Indian educationist and politician

Chukka Ramaiah (born 20 November 1925) is an Indian educationist. He is known as "IIT Ramaiah" for teaching at IIT Study Circle, an IIT JEE coaching centre at Nallakunta, Hyderabad, India. He was a leading Telangana activist.

==Career==
Ramaiah fought against the feudal system in Hyderabad State that was prevalent in the rural hinterland of the Telangana region. He joined Mahatma Gandhi's untouchability movement and tried to reform the backward sections in his village.
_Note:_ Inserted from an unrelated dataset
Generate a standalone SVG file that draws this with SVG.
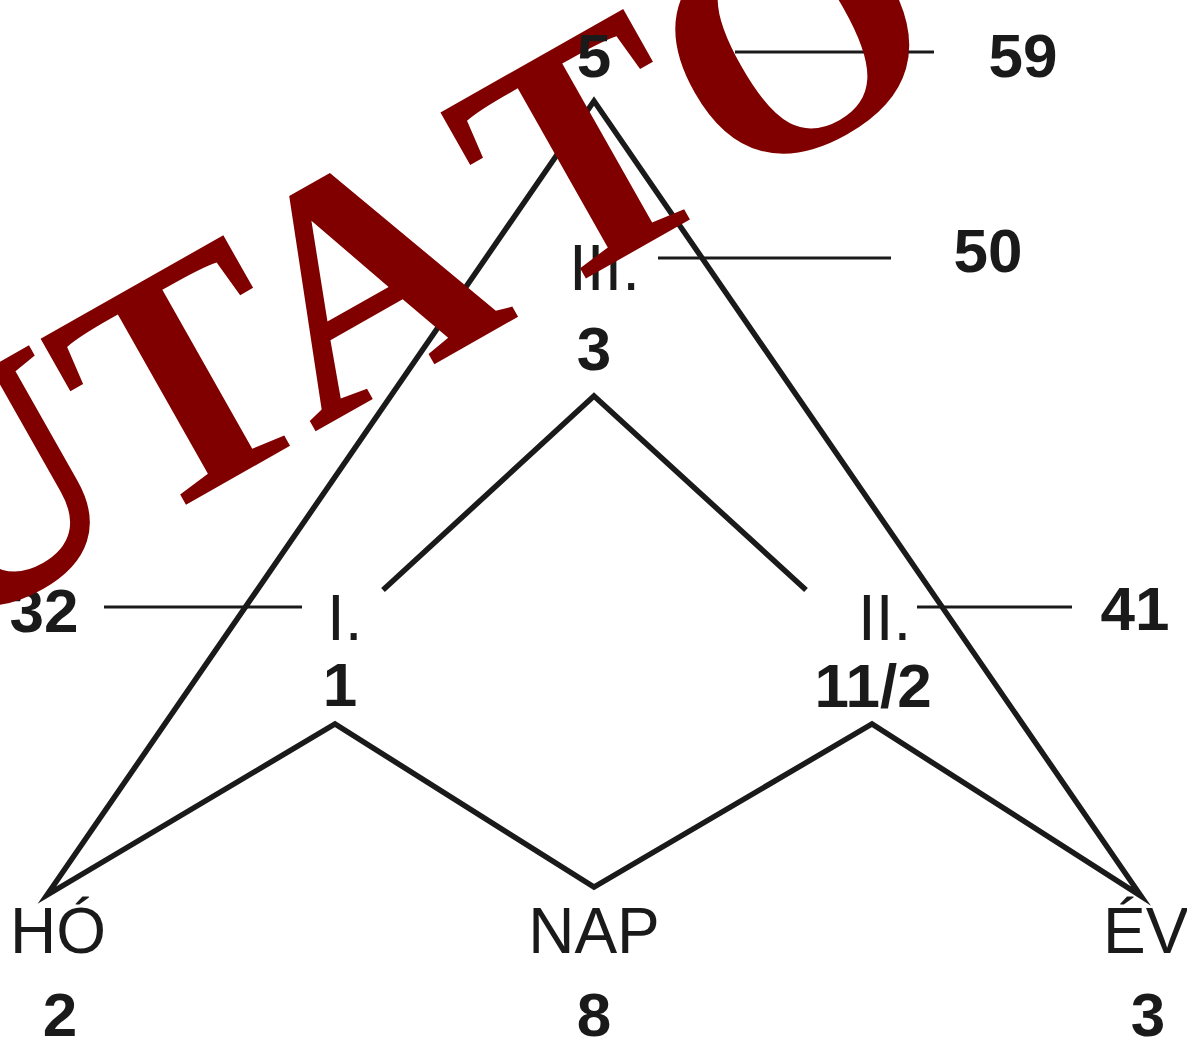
<svg xmlns="http://www.w3.org/2000/svg" width="1187" height="1042" viewBox="0 0 1187 1042">
<style>
.lbl{font-family:"Liberation Sans",Arial,sans-serif;font-size:64px;fill:#1a1a1a}
.num{font-family:"Liberation Sans",Arial,sans-serif;font-size:62px;font-weight:bold;fill:#1a1a1a}
.c{text-anchor:middle}
.thick{fill:none;stroke:#1a1a1a;stroke-width:5.5;stroke-miterlimit:14;stroke-linejoin:miter}
.thin{fill:none;stroke:#1a1a1a;stroke-width:3}
.wm{font-family:"Liberation Serif","Times New Roman",serif;font-weight:bold;font-size:330px;fill:#800000}
</style>
<rect width="1187" height="1042" fill="#ffffff"/>
<g id="connectors">
<polygon class="thick" points="594,101 47,895 335,724 594,887 872,724 1141,896"/>
<polyline class="thick" points="383,590 594,396 806,590"/>
<line class="thin" x1="735" y1="52" x2="934" y2="52"/>
<line class="thin" x1="658" y1="258" x2="891" y2="258"/>
<line class="thin" x1="104" y1="607" x2="302" y2="607"/>
<line class="thin" x1="917" y1="607" x2="1072" y2="607"/>
</g>
<g id="node-III">
<text class="lbl" x="569" y="290">III.</text>
<text class="num c" x="594" y="370">3</text>
<text class="num c" x="988" y="272">50</text>
</g>
<g id="node-I">
<text class="lbl" x="327" y="640">I.</text>
<text class="num c" x="340" y="706">1</text>
<text class="num c" x="44" y="632">32</text>
</g>
<g id="node-II">
<text class="lbl" x="858" y="640">II.</text>
<text class="num c" x="873" y="707">11/2</text>
<text class="num c" x="1135" y="630">41</text>
</g>
<g id="node-HO">
<text class="lbl" x="10" y="953">HÓ</text>
<text class="num c" x="60" y="1036">2</text>
</g>
<g id="node-NAP">
<text class="lbl c" x="594" y="953">NAP</text>
<text class="num c" x="594" y="1036">8</text>
</g>
<g id="node-EV">
<text class="lbl" x="1103" y="953">ÉV</text>
<text class="num c" x="1148" y="1036">3</text>
</g>
<g id="watermark">
<text class="wm" transform="translate(-336,800) rotate(-29.5)">MUTA<tspan dx="50">TÓ</tspan></text>
</g>
<g id="node-top">
<text class="num c" x="594" y="77">5</text>
<text class="num c" x="1023" y="77">59</text>
</g>
</svg>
He actively participated in the rebellion against the Razakar movement and was jailed for several years.

===Political career===
Ramaiah was elected to the Telangana Legislative Council from the Teacher's Constituency of Warangal, Khammam and Nalgonda in 2007 and held the position for 6 years. He was the floor leader of eight independent MLCs who got elected from different Constituencies.

===Activism===
He was instrumental in the fight to set up an IIT in Telangana in Hyderabad, Telangana.

He was a strong votary for the statehood of Telangana and often spoke of poverty and backwardness of the region.

===Writing career===
Ramaiah authored over 16 books in Telugu, mainly focusing on education, including Chinna Paatam and Desadesallo Vidya.